● **Aim**:
Quote exactly, and only, the lines of the material below from the line with "Rebuild this chart" through the line with "lend_ss = 0.9812".

● **Input**:
---

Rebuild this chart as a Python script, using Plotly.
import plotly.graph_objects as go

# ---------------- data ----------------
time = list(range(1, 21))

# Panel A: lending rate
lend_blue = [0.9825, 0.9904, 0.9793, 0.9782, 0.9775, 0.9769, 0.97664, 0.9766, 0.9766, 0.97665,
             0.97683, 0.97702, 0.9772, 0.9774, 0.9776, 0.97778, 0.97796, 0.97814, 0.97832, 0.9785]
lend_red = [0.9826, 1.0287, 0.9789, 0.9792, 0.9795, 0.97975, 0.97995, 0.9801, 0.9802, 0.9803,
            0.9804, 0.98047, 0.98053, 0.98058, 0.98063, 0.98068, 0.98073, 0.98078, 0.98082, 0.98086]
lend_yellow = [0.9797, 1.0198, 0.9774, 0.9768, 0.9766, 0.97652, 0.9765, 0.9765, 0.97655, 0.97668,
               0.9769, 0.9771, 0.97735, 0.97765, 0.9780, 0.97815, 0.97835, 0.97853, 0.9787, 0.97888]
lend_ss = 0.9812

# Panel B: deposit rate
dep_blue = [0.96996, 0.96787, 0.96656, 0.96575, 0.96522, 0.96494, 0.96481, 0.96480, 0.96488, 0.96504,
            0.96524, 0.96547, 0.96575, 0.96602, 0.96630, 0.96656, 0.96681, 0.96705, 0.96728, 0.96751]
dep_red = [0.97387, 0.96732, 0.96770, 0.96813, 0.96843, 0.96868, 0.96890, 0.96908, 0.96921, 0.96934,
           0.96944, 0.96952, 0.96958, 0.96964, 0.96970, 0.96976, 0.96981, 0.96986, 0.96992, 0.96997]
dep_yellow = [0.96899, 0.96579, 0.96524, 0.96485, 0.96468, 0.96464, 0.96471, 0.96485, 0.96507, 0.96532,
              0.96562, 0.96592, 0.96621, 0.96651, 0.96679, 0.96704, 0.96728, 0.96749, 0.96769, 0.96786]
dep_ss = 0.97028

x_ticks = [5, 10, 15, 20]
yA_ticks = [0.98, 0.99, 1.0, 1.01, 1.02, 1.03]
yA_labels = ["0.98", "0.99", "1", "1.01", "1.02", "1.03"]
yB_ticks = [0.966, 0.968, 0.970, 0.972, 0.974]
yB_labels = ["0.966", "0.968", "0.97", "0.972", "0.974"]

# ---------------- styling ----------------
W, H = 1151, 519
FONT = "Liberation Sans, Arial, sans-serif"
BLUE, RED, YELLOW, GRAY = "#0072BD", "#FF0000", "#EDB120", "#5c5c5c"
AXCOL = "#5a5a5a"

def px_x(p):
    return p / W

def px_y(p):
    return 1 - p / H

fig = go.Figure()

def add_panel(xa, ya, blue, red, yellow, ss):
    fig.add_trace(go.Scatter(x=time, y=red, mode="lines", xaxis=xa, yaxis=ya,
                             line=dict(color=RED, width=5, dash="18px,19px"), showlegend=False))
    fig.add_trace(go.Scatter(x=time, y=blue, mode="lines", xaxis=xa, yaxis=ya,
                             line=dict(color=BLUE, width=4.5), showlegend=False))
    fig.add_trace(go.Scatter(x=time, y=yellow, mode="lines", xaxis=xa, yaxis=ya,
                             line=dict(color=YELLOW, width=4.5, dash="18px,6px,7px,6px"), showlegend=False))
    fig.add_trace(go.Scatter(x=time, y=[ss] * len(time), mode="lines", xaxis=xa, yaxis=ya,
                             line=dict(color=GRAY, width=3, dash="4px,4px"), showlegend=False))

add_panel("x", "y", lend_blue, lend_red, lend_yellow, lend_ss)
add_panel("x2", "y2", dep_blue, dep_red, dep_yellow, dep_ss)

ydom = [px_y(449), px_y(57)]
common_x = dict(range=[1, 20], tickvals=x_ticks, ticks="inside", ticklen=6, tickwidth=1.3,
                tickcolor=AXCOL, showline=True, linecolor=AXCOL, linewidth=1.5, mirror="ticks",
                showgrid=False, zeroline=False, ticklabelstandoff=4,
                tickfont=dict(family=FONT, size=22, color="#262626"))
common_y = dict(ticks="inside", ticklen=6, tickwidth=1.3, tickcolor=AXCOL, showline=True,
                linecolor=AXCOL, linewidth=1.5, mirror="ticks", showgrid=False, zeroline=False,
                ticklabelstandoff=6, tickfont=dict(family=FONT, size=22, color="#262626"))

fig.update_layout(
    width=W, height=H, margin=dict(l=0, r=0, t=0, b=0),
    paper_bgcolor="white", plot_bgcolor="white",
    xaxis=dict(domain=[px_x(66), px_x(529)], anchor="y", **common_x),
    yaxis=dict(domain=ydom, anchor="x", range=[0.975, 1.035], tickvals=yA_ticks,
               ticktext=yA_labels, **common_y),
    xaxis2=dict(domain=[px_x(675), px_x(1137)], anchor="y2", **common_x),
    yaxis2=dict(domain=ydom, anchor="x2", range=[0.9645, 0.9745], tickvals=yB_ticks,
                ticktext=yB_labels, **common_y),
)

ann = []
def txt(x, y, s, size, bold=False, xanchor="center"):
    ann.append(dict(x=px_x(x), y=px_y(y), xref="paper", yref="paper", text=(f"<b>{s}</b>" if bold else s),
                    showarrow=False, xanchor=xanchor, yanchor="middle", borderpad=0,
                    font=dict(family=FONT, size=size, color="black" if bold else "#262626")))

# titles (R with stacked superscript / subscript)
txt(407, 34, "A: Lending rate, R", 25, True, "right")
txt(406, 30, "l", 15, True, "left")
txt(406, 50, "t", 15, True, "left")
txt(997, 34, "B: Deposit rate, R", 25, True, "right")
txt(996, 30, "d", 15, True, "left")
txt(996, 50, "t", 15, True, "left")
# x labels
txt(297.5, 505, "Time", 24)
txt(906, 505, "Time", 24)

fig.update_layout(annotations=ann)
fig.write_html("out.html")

---

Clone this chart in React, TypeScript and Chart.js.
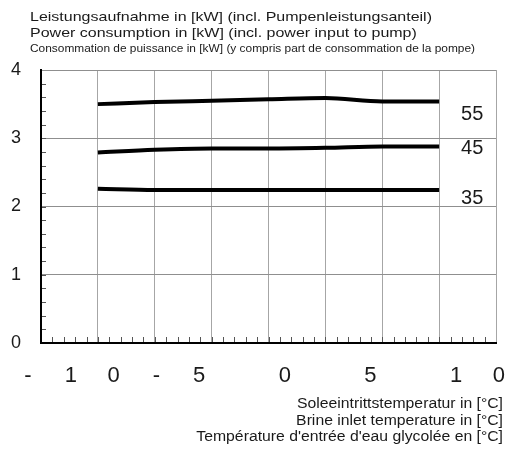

---

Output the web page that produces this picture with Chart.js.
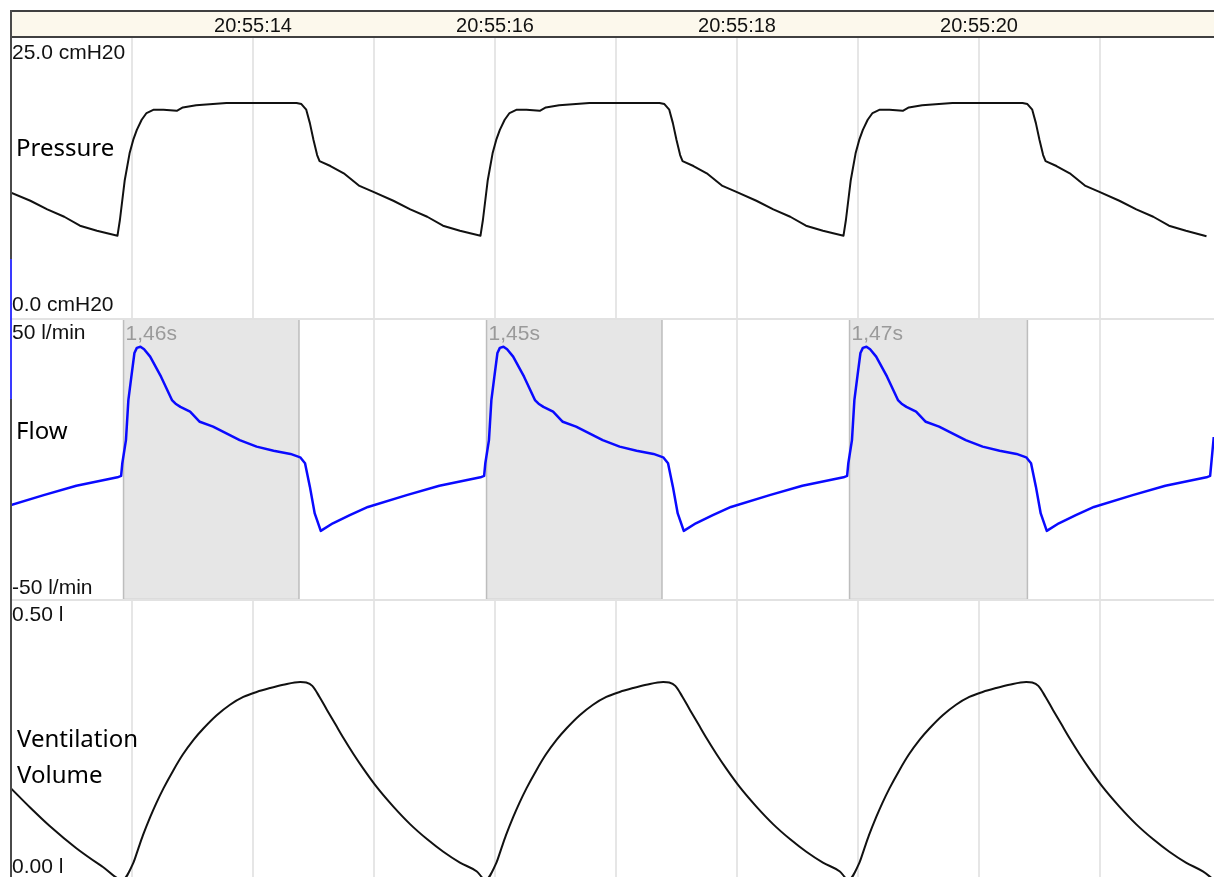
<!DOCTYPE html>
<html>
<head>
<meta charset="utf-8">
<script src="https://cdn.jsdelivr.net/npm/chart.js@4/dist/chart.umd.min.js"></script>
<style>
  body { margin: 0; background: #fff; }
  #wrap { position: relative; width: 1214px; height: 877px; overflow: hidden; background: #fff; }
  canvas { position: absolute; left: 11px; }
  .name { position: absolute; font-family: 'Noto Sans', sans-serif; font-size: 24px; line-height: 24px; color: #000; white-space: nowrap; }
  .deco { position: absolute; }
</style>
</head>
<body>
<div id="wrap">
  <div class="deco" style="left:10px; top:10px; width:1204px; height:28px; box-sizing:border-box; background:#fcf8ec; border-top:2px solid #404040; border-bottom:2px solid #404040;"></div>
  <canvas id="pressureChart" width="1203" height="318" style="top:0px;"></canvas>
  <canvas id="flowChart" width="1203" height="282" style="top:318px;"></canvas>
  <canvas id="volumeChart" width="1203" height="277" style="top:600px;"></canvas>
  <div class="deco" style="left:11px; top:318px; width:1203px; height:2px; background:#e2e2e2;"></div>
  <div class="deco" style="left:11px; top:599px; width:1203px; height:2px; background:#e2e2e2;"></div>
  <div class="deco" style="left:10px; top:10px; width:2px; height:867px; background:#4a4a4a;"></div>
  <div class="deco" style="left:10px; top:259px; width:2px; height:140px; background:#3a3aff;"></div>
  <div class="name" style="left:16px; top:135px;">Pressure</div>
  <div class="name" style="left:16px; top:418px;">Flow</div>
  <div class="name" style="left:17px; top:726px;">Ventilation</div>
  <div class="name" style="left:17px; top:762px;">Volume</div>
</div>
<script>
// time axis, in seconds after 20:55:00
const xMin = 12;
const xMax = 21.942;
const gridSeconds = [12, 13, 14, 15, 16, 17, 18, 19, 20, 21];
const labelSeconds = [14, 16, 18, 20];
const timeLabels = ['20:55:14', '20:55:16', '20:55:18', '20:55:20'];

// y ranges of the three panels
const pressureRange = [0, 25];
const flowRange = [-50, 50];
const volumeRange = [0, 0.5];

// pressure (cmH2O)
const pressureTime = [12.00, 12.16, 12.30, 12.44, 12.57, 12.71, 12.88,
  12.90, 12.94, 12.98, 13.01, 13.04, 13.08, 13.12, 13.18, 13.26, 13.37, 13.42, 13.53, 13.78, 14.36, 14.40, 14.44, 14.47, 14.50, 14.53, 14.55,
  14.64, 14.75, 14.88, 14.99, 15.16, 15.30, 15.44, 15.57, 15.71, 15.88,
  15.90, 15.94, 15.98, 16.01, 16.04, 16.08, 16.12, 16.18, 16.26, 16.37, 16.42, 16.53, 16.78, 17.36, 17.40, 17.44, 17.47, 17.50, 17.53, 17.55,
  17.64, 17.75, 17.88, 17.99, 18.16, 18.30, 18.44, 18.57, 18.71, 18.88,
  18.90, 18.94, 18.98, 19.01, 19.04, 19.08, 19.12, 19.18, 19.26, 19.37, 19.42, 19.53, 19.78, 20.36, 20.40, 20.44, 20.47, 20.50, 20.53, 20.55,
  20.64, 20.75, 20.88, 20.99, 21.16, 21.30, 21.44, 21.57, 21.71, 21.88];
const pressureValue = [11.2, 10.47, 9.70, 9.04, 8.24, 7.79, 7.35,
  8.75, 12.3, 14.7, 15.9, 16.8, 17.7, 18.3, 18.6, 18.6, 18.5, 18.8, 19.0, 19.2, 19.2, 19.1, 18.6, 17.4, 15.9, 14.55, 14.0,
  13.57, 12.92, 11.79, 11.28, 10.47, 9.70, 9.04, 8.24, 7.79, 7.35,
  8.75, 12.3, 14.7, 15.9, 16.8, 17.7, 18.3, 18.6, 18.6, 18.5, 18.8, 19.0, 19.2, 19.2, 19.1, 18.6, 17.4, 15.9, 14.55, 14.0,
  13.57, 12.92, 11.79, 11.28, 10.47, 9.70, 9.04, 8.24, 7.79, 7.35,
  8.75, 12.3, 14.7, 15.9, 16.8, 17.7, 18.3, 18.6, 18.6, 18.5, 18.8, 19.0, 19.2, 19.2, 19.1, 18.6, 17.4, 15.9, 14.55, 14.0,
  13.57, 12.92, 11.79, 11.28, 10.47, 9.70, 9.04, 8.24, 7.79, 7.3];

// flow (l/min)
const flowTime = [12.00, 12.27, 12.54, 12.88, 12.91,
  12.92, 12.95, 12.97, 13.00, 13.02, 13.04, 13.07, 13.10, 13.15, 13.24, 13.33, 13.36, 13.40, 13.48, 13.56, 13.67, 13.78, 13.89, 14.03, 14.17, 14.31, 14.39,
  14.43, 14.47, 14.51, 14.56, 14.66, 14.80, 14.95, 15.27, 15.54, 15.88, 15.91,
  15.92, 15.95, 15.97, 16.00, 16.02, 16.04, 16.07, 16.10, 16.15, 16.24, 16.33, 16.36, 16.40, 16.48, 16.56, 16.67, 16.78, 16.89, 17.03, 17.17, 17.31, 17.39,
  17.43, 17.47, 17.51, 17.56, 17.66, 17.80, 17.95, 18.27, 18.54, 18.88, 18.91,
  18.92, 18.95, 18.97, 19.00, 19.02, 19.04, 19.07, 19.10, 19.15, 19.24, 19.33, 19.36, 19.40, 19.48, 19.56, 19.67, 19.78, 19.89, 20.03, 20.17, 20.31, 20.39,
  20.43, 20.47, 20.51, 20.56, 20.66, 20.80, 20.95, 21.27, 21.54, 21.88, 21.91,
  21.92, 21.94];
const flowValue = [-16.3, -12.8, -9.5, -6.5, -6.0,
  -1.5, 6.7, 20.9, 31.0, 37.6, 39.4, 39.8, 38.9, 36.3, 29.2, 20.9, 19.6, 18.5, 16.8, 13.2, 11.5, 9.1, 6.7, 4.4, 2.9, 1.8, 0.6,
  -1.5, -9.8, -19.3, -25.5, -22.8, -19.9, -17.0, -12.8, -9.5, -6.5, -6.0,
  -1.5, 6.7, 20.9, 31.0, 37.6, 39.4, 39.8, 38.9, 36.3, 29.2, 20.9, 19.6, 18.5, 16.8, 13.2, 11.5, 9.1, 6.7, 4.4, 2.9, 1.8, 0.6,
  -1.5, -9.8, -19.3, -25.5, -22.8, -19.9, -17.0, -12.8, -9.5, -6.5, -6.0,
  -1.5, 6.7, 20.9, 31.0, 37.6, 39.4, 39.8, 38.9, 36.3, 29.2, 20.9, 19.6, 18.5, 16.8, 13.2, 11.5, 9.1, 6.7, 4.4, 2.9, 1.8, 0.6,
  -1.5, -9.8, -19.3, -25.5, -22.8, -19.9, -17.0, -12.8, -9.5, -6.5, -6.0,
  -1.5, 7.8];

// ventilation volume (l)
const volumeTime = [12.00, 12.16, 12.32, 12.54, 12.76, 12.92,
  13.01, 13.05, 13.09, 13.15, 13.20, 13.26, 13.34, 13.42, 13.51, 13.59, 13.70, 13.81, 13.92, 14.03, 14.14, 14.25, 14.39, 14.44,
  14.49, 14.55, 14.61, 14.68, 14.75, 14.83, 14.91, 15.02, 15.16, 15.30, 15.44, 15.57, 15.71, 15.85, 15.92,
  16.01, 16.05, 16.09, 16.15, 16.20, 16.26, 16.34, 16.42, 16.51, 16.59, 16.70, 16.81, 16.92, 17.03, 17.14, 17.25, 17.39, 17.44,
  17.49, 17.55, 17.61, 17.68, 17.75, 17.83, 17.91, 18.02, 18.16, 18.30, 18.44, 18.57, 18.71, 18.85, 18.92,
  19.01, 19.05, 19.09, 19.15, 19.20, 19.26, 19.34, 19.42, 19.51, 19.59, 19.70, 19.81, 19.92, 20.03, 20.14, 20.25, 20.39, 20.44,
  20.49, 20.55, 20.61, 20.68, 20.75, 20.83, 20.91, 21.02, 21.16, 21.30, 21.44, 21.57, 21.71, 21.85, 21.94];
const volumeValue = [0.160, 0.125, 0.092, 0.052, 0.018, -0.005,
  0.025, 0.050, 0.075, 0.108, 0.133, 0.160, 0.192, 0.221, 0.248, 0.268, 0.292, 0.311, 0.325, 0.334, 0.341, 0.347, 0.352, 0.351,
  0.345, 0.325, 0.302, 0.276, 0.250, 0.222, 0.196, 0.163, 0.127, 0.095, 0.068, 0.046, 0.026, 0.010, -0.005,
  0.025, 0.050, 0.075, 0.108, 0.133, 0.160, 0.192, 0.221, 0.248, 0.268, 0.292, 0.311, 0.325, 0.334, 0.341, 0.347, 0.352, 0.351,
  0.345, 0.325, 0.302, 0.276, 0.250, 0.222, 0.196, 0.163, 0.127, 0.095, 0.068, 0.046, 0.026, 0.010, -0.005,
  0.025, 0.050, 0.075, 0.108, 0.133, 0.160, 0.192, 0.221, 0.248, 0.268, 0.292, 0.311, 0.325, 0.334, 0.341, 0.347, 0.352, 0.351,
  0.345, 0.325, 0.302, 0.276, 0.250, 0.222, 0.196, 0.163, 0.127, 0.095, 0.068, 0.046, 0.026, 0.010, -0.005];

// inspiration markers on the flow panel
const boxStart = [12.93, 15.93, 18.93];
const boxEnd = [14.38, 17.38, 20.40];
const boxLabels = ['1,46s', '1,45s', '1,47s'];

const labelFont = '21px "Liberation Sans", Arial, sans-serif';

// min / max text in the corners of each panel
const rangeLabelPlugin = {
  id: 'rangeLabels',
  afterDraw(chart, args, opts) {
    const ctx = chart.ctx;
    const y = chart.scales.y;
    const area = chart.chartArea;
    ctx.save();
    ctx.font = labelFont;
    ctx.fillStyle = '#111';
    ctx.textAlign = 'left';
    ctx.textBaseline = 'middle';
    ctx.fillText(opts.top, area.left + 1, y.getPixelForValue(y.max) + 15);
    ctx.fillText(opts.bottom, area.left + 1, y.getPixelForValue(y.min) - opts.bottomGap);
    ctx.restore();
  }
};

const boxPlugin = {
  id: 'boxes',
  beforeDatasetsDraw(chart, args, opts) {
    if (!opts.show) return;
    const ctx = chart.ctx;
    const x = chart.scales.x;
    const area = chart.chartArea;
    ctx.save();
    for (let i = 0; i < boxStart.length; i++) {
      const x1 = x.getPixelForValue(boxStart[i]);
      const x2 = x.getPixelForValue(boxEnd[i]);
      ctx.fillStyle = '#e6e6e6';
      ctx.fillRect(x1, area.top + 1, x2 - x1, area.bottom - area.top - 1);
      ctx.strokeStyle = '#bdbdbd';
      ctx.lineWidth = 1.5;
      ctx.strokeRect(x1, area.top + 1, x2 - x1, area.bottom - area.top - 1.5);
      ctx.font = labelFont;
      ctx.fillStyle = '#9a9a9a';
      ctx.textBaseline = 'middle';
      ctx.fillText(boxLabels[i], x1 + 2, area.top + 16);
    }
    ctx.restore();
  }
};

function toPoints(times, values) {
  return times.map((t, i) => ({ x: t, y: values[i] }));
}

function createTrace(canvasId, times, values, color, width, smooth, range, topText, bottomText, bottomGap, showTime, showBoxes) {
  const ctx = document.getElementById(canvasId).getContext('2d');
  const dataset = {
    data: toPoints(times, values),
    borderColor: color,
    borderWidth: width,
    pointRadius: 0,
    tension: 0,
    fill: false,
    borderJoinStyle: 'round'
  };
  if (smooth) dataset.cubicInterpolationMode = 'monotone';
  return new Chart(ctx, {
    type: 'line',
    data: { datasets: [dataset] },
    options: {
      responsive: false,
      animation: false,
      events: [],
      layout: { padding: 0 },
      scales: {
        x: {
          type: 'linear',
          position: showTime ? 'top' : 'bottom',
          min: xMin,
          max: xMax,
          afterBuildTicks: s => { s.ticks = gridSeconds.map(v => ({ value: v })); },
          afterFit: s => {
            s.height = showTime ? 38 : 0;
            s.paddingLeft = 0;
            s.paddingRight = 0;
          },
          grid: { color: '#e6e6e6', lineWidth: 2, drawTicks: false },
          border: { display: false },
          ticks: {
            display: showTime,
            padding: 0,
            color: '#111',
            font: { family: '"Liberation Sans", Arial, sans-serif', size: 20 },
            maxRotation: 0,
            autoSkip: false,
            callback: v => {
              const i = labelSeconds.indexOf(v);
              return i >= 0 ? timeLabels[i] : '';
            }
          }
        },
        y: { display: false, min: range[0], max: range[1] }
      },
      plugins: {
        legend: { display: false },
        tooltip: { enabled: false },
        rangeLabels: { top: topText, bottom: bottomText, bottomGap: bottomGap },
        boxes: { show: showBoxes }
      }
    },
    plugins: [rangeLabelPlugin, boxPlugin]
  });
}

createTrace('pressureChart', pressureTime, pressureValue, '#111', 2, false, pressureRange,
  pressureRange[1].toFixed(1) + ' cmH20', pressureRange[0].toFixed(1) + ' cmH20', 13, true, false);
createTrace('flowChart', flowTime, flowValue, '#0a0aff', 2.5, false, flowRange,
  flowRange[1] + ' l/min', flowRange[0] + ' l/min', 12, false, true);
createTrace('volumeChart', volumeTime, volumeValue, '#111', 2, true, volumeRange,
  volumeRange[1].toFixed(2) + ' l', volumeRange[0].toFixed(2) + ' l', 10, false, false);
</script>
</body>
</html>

---

● **The answer**:
Rebuild this chart as a Python script, using Plotly.
import plotly.graph_objects as go

# ---------------- data ----------------
time = list(range(1, 21))

# Panel A: lending rate
lend_blue = [0.9825, 0.9904, 0.9793, 0.9782, 0.9775, 0.9769, 0.97664, 0.9766, 0.9766, 0.97665,
             0.97683, 0.97702, 0.9772, 0.9774, 0.9776, 0.97778, 0.97796, 0.97814, 0.97832, 0.9785]
lend_red = [0.9826, 1.0287, 0.9789, 0.9792, 0.9795, 0.97975, 0.97995, 0.9801, 0.9802, 0.9803,
            0.9804, 0.98047, 0.98053, 0.98058, 0.98063, 0.98068, 0.98073, 0.98078, 0.98082, 0.98086]
lend_yellow = [0.9797, 1.0198, 0.9774, 0.9768, 0.9766, 0.97652, 0.9765, 0.9765, 0.97655, 0.97668,
               0.9769, 0.9771, 0.97735, 0.97765, 0.9780, 0.97815, 0.97835, 0.97853, 0.9787, 0.97888]
lend_ss = 0.9812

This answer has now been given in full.